Reproduce exactly the lines below, from the first one through the line containing "at (745, 243)", and omit any pictures.

STORED DATA:
• • •

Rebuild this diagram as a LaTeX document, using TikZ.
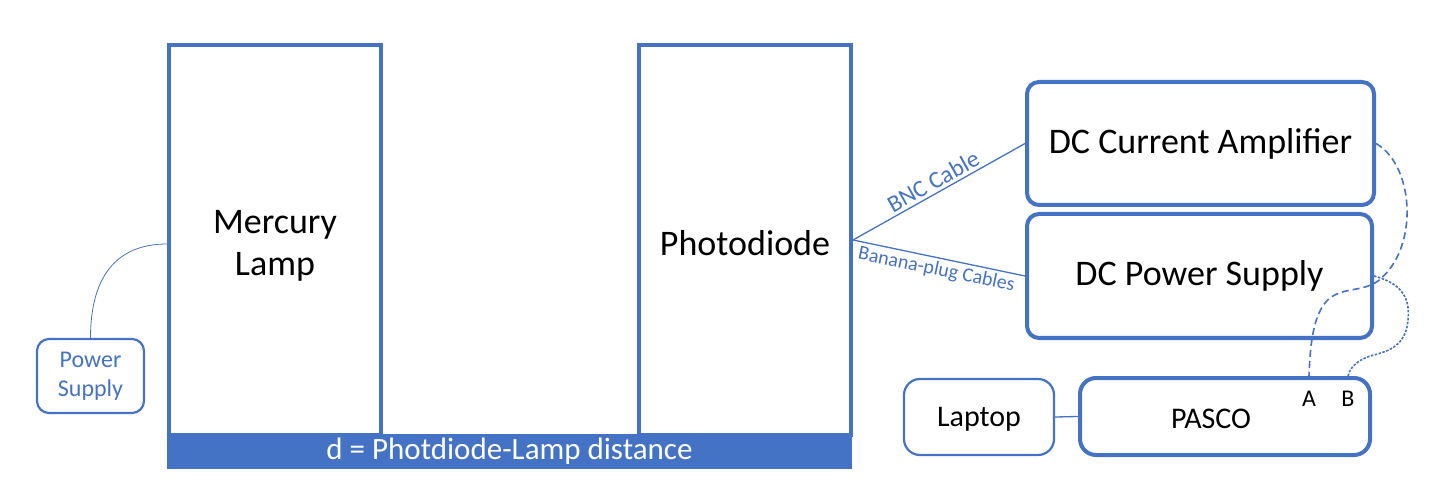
\documentclass[tikz,border=0pt]{standalone}
\usepackage{fontspec}
\setmainfont{Carlito}
\usetikzlibrary{positioning, calc}
\definecolor{setupblue}{HTML}{4472C4}
\newcommand{\bigtext}{\fontsize{36}{42}\selectfont}
\newcommand{\midtext}{\fontsize{30}{36}\selectfont}
\newcommand{\smalltext}{\fontsize{24}{29}\selectfont}
\tikzset{
    tower/.style={rectangle, draw=setupblue, line width=4pt,
        minimum width=212pt, minimum height=390pt, inner sep=0pt,
        align=center, font=\bigtext},
    instr/.style={rectangle, rounded corners=12pt, draw=setupblue,
        line width=4pt, inner sep=0pt, align=center, font=\bigtext},
    thinbox/.style={rectangle, rounded corners=12pt, draw=setupblue,
        line width=2.2pt, inner sep=0pt, align=center},
    cable/.style={draw=setupblue, line width=1.3pt},
    wire/.style={draw=setupblue, line width=0.8pt},
    lead/.style={draw=setupblue, line width=1.6pt,
        dash pattern=on 7pt off 4pt},
    leaddot/.style={draw=setupblue, line width=1.6pt,
        dash pattern=on 2.5pt off 1.5pt},
    cablelbl/.style={font=\fontsize{20}{24}\selectfont, text=setupblue,
        inner sep=3pt},
}

\begin{document}
\begin{tikzpicture}[x=1pt, y=-1pt]
\useasboundingbox (0,0) rectangle (1450,502);

% ================================================================
%  OPTICAL BENCH
% ================================================================

\node[tower] (lamp) at (275, 240) {};
\node[font=\bigtext, align=center] (lamptext) at (275, 246) {Mercury\\Lamp};
\node[tower] (diode) at (745, 240) {};
\node[font=\bigtext] (diodetext) at (745, 243) {Photodiode};

\node[rectangle, fill=setupblue, text=white, inner sep=0pt,
      minimum width=685pt, minimum height=35pt,
      font=\fontsize{31}{34}\selectfont]
      (bench) at (509.5, 451.5) {d = Photdiode-Lamp distance};

% Lamp supply
\node[thinbox, minimum width=107pt, minimum height=74pt,
      font=\smalltext, text=setupblue]
      (lampsupply) at (90.5, 376) {Power\\Supply};
\draw[wire] (lampsupply.north) .. controls ++(0,-62) and ++(-50,0) ..
    ([yshift=-4pt]lamp.west);

% ================================================================
%  INSTRUMENTS
% ================================================================

\node[instr, minimum width=347pt, minimum height=123pt]
      (amp) at (1200.5, 143.5) {DC Current Amplifier};
\node[instr, minimum width=345pt, minimum height=124pt]
      (dcsupply) at (1199.5, 276) {DC Power Supply};

\node[thinbox, minimum width=150pt, minimum height=76pt,
      rounded corners=16pt]
      (laptop) at (979, 417) {};
\node[font=\midtext] (laptoptext) at (979, 419) {Laptop};
\node[instr, minimum width=290pt, minimum height=77pt,
      rounded corners=16pt]
      (pasco) at (1225, 416.5) {};
\node[font=\midtext] (pascotext) at (1211, 419) {PASCO};

\node[font=\smalltext, inner sep=0pt] (pinA) at (1309, 399) {A};
\node[font=\smalltext, inner sep=0pt] (pinB) at (1348, 399) {B};

% Cables from photodiode
\draw[cable] (diode.east) --
    node[cablelbl, font=\fontsize{24}{28}\selectfont, above, sloped]
    {BNC Cable} (amp.west);
\draw[cable] (diode.east) --
    node[cablelbl, below, sloped] {Banana-plug Cables} (dcsupply.west);

\draw[wire, line width=1.3pt] (laptop.east) -- (pasco.west);

% Leads to PASCO inputs
\coordinate (inA) at (pinA |- pasco.north);
\coordinate (inB) at (pinB |- pasco.north);
\draw[lead] (amp.east) .. controls (1414, 165) and (1420, 248) ..
    (1378, 281) .. controls (1362, 292) and (1345, 287) ..
    (1330, 298) .. controls (1312, 312) and (1310, 350) .. (inA);
\draw[leaddot] (dcsupply.east) .. controls (1404, 284) and (1410, 300) ..
    (1408, 320) .. controls (1406, 348) and (1385, 352) ..
    (1370, 356) .. controls (1356, 361) and (1350, 368) .. (inB);

\end{tikzpicture}
\end{document}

• • •

RESPONSE TO THIS TASK:
Rebuild this diagram as a LaTeX document, using TikZ.
\documentclass[tikz,border=0pt]{standalone}
\usepackage{fontspec}
\setmainfont{Carlito}
\usetikzlibrary{positioning, calc}
\definecolor{setupblue}{HTML}{4472C4}
\newcommand{\bigtext}{\fontsize{36}{42}\selectfont}
\newcommand{\midtext}{\fontsize{30}{36}\selectfont}
\newcommand{\smalltext}{\fontsize{24}{29}\selectfont}
\tikzset{
    tower/.style={rectangle, draw=setupblue, line width=4pt,
        minimum width=212pt, minimum height=390pt, inner sep=0pt,
        align=center, font=\bigtext},
    instr/.style={rectangle, rounded corners=12pt, draw=setupblue,
        line width=4pt, inner sep=0pt, align=center, font=\bigtext},
    thinbox/.style={rectangle, rounded corners=12pt, draw=setupblue,
        line width=2.2pt, inner sep=0pt, align=center},
    cable/.style={draw=setupblue, line width=1.3pt},
    wire/.style={draw=setupblue, line width=0.8pt},
    lead/.style={draw=setupblue, line width=1.6pt,
        dash pattern=on 7pt off 4pt},
    leaddot/.style={draw=setupblue, line width=1.6pt,
        dash pattern=on 2.5pt off 1.5pt},
    cablelbl/.style={font=\fontsize{20}{24}\selectfont, text=setupblue,
        inner sep=3pt},
}

\begin{document}
\begin{tikzpicture}[x=1pt, y=-1pt]
\useasboundingbox (0,0) rectangle (1450,502);

% ================================================================
%  OPTICAL BENCH
% ================================================================

\node[tower] (lamp) at (275, 240) {};
\node[font=\bigtext, align=center] (lamptext) at (275, 246) {Mercury\\Lamp};
\node[tower] (diode) at (745, 240) {};
\node[font=\bigtext] (diodetext) at (745, 243) {Photodiode};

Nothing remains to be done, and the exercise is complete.